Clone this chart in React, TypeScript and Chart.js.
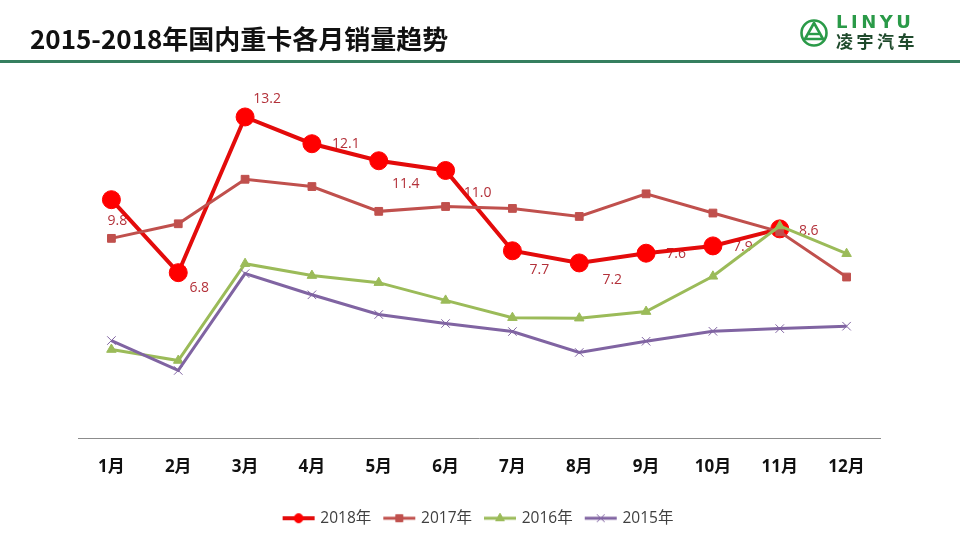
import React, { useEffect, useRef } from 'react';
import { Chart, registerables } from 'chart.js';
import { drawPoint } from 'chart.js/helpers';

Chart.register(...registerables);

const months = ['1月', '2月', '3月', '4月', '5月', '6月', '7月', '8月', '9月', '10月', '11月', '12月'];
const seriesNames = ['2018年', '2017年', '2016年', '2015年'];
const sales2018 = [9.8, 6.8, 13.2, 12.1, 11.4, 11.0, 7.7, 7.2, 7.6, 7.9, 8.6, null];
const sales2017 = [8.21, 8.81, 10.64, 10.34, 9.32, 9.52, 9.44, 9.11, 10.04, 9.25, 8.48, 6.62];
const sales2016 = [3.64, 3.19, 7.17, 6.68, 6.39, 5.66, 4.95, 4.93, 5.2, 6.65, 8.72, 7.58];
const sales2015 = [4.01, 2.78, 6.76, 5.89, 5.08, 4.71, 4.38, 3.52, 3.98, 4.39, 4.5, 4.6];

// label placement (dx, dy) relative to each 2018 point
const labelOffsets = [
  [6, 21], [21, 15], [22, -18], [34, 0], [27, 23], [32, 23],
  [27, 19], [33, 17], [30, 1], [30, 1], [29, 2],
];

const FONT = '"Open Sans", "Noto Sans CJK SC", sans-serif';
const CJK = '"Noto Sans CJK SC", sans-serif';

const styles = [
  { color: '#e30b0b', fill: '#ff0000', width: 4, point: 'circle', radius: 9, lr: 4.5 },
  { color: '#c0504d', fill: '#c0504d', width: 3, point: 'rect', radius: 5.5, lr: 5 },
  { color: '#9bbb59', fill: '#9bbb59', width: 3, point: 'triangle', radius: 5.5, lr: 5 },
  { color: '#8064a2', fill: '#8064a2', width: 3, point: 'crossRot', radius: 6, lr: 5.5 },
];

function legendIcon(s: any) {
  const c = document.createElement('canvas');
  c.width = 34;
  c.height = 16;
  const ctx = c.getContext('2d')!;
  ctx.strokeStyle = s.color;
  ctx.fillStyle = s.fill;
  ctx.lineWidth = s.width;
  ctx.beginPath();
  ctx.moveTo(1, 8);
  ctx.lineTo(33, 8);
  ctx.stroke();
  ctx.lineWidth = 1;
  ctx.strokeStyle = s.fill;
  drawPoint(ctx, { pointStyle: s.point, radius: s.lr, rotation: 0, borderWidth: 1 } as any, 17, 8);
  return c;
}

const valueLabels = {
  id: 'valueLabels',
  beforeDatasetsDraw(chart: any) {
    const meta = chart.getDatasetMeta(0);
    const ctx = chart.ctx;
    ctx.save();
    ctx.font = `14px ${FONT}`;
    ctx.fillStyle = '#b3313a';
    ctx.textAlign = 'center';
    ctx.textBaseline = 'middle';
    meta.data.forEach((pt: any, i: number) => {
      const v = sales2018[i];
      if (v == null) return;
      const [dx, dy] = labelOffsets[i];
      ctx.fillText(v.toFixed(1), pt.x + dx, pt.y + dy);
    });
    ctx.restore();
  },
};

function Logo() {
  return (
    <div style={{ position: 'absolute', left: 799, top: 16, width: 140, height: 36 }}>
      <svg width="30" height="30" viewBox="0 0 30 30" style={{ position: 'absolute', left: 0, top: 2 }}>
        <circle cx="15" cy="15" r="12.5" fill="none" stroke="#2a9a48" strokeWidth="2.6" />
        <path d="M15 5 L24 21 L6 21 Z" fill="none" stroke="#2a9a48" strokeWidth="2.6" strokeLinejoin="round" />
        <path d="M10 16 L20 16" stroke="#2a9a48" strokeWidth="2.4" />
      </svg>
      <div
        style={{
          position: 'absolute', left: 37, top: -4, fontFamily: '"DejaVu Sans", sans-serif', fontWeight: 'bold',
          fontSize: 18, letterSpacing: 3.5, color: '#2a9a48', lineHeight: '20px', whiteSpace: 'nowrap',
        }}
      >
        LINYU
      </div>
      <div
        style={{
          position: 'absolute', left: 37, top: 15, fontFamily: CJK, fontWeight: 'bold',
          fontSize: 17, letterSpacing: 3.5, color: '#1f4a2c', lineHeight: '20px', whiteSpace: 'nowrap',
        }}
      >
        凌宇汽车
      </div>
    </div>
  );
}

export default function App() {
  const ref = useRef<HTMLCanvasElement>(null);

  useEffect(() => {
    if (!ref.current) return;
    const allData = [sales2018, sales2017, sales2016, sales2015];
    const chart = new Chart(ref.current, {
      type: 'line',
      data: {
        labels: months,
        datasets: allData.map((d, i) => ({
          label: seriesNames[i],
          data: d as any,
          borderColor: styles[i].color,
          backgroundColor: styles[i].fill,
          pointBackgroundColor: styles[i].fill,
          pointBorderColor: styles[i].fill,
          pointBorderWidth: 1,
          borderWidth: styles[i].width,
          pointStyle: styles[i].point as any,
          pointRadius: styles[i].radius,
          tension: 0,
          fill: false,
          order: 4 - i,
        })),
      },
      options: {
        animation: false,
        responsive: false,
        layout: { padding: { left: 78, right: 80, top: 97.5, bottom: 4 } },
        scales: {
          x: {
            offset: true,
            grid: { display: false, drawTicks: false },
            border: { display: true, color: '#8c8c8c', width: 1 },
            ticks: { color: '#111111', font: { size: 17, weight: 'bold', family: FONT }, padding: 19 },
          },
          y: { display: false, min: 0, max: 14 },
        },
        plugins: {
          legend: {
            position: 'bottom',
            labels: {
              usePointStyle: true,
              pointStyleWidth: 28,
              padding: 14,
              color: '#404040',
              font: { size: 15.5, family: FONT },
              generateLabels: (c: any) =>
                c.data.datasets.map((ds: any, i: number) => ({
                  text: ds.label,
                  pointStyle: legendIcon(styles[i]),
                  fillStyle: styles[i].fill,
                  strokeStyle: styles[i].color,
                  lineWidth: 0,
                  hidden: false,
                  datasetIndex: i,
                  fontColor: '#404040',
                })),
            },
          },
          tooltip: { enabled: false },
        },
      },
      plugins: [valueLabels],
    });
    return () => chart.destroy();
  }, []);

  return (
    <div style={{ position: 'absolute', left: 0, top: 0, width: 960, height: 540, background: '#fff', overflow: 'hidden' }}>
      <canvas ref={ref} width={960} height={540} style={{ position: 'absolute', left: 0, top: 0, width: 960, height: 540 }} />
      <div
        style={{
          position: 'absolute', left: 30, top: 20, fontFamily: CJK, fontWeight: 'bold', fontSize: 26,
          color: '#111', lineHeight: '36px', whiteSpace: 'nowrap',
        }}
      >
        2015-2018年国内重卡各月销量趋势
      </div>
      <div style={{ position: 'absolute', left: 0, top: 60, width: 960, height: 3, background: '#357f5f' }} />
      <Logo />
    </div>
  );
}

= = = = = = =

▶ **PROBLEM TO SOLVE**:
Using the data above, copy each line that contains "React".

▶ **EXERCISE RESULT**:
Clone this chart in React, TypeScript and Chart.js.
import React, { useEffect, useRef } from 'react';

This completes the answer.